[BEGIN]

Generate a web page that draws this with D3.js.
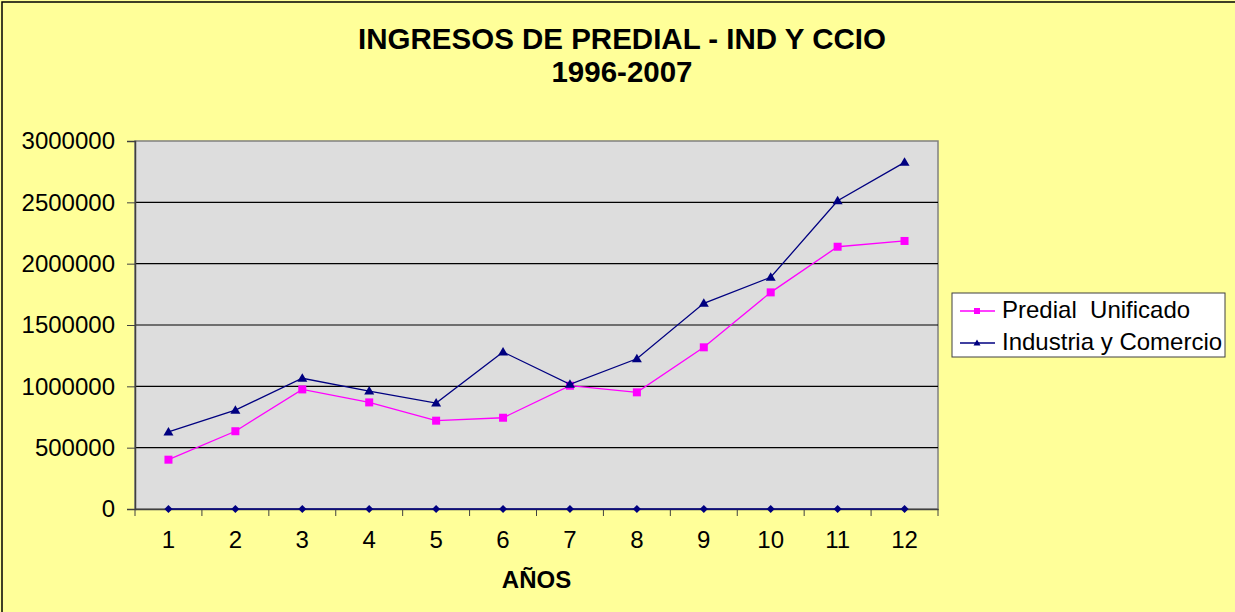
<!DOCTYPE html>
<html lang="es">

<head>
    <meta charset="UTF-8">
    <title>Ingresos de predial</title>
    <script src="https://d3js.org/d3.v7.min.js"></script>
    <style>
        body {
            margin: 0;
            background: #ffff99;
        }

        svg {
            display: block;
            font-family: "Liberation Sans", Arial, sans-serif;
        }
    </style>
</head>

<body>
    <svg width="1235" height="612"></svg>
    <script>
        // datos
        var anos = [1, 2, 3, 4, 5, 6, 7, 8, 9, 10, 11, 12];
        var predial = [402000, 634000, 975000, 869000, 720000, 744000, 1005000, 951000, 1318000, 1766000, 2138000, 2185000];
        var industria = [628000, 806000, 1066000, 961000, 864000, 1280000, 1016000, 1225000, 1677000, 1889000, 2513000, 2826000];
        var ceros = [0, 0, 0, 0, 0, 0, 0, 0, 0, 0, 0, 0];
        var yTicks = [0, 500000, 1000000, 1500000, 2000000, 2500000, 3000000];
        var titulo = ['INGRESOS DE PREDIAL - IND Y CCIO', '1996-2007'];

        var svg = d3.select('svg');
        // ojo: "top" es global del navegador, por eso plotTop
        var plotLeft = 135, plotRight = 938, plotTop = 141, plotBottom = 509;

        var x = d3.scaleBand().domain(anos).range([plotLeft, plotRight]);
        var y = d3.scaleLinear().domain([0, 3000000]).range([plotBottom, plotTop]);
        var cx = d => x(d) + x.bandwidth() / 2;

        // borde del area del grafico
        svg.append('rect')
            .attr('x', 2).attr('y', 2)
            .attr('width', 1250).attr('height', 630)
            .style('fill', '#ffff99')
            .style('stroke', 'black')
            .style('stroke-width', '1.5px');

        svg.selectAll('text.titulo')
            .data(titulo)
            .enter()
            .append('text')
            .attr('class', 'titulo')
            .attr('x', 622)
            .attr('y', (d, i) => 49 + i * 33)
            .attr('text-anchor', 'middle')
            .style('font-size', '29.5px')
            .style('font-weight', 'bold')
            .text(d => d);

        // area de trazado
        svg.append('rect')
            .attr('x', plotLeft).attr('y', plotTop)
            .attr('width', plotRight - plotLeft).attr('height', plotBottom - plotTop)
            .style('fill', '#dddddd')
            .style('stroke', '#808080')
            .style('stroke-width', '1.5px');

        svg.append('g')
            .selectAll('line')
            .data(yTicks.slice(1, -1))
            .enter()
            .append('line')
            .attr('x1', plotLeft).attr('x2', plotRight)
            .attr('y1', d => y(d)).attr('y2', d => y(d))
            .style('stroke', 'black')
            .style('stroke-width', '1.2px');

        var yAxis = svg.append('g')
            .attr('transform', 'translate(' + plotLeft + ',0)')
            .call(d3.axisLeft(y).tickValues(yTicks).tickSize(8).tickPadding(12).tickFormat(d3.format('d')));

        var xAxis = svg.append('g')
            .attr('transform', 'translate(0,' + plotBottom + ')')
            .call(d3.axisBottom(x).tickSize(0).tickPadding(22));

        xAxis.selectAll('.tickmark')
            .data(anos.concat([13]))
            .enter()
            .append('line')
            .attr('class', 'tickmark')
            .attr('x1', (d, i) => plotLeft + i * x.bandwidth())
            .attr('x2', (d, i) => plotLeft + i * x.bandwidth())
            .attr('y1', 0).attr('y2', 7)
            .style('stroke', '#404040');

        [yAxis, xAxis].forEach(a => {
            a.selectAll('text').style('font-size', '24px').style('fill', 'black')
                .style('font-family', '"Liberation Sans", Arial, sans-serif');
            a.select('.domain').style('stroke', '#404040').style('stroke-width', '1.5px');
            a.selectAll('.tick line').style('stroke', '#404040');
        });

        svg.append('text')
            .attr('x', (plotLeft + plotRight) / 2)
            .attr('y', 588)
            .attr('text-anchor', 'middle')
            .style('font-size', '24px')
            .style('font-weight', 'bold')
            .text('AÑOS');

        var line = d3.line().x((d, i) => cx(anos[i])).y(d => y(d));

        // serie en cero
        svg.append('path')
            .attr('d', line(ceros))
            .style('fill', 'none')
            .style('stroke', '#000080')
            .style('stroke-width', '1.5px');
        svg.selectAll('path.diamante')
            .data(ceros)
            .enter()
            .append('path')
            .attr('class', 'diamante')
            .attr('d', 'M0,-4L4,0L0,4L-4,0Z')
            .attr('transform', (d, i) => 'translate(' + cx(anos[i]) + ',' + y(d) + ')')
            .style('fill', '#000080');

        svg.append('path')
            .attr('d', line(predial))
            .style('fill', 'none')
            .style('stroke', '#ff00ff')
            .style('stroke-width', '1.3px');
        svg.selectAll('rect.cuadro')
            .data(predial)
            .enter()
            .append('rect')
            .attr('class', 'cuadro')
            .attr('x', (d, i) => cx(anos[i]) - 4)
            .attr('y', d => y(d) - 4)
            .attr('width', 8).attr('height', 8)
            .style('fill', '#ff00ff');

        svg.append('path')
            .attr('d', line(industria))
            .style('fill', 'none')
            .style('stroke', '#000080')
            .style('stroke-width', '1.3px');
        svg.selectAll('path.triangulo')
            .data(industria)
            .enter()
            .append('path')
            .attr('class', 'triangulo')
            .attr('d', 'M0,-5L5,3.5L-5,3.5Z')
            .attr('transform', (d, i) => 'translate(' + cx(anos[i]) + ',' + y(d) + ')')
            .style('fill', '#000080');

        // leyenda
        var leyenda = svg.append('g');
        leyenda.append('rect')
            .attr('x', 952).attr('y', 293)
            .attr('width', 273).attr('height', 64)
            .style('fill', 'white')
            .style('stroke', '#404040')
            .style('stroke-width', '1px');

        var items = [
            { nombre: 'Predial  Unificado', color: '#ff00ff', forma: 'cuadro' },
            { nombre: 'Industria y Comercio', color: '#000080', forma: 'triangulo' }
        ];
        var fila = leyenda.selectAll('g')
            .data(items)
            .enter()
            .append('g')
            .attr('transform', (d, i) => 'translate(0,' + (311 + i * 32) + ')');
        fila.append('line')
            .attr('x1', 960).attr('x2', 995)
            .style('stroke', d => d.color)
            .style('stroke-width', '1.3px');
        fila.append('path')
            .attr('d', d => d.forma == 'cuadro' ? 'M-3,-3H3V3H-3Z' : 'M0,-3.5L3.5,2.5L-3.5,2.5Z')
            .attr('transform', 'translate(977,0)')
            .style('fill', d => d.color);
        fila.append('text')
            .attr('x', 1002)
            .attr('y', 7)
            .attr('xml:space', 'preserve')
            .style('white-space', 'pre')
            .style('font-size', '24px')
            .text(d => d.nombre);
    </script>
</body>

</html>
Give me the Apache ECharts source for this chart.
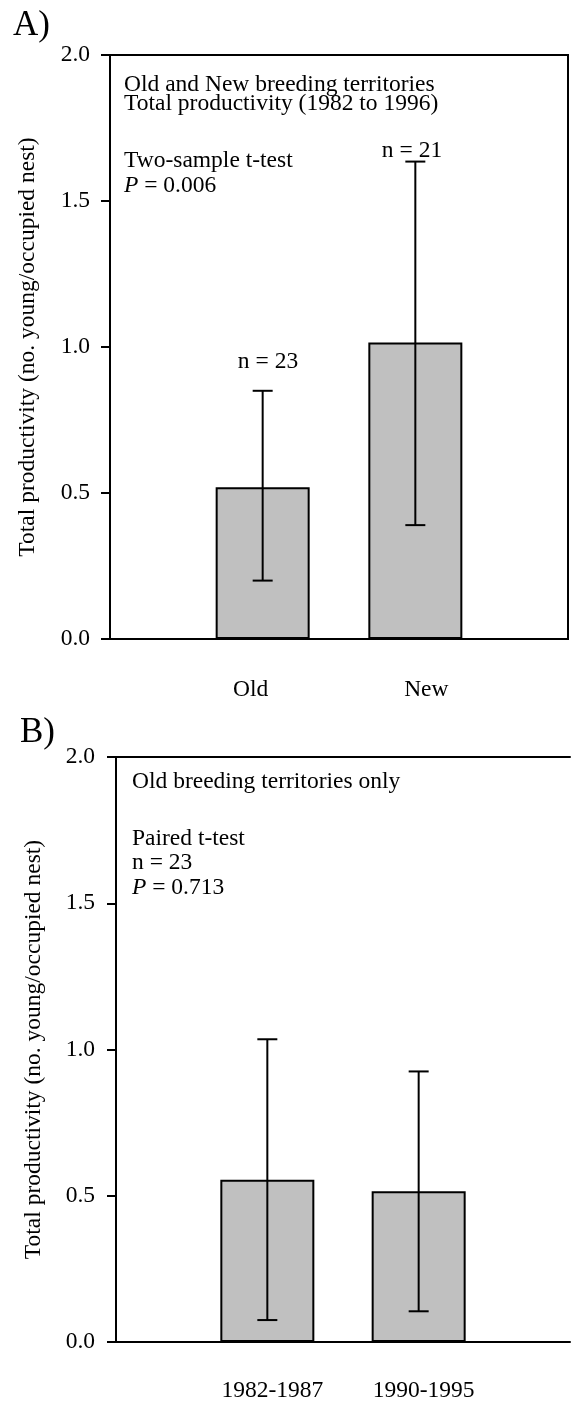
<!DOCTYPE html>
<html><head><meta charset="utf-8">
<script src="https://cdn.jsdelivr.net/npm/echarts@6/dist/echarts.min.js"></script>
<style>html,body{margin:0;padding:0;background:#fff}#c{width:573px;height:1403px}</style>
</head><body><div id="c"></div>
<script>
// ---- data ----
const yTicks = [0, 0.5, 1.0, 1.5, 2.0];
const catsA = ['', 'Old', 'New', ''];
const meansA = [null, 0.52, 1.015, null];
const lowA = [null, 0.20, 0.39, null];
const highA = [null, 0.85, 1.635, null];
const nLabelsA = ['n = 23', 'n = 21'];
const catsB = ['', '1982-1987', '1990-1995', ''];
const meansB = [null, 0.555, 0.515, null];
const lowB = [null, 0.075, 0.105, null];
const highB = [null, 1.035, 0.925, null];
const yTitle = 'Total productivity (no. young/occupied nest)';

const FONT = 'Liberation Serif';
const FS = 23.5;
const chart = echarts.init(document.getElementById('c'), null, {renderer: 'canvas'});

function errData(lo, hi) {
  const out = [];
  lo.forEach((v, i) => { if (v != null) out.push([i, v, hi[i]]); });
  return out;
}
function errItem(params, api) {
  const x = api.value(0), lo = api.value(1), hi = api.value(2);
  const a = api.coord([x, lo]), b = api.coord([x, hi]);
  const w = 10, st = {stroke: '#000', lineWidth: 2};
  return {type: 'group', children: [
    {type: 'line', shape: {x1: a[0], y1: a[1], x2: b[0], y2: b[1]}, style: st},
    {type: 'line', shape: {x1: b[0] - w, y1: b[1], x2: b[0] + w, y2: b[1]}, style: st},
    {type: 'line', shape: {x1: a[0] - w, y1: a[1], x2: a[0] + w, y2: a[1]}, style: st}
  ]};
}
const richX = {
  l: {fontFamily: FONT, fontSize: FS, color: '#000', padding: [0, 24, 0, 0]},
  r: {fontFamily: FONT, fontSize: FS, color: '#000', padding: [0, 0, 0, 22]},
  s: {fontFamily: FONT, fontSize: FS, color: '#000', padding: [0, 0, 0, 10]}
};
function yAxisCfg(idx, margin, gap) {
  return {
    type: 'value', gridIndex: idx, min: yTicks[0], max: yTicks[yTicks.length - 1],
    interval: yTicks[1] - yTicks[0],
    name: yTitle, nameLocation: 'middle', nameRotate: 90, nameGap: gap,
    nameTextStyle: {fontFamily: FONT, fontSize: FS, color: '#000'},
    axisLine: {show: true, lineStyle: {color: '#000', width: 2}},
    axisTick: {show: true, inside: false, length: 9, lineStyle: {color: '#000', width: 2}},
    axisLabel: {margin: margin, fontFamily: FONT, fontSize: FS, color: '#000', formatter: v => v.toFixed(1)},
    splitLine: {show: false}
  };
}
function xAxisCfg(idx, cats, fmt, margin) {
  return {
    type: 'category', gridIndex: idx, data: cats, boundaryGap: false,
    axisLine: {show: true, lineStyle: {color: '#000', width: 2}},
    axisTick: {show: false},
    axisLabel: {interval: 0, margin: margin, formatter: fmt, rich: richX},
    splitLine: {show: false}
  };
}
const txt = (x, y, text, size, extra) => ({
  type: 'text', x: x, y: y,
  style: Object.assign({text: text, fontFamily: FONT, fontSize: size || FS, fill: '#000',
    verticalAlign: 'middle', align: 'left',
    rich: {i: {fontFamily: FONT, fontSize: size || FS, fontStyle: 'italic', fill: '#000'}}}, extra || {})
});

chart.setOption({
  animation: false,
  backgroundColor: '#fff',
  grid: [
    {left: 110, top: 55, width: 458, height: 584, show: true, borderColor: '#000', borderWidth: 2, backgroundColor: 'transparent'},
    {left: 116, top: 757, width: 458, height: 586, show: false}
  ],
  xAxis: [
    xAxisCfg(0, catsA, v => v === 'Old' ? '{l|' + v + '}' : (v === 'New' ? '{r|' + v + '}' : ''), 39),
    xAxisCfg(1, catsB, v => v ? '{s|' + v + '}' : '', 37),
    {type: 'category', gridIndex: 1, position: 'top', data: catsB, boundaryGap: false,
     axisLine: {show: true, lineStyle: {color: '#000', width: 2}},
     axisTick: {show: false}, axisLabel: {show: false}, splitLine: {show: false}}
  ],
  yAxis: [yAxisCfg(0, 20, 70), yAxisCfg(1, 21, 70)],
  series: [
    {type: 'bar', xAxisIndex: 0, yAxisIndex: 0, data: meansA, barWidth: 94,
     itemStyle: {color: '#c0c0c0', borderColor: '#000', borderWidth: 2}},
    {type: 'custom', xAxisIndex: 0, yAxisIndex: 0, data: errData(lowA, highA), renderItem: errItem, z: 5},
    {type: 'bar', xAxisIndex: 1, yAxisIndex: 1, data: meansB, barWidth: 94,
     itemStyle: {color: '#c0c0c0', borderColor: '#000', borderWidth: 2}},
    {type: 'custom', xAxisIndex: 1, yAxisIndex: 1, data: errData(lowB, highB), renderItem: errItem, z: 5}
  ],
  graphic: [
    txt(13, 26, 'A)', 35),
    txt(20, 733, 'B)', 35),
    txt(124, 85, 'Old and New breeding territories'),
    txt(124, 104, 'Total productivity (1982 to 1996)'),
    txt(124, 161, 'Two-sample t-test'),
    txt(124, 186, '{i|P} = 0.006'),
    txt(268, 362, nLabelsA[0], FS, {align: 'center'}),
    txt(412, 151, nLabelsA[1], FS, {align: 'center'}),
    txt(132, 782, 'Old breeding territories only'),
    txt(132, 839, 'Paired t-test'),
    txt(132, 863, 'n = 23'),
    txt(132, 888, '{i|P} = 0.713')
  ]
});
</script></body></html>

[END]

Problem details
Count the lines in the entries that hold the word "this", and give nothing but the total.

Task answer
2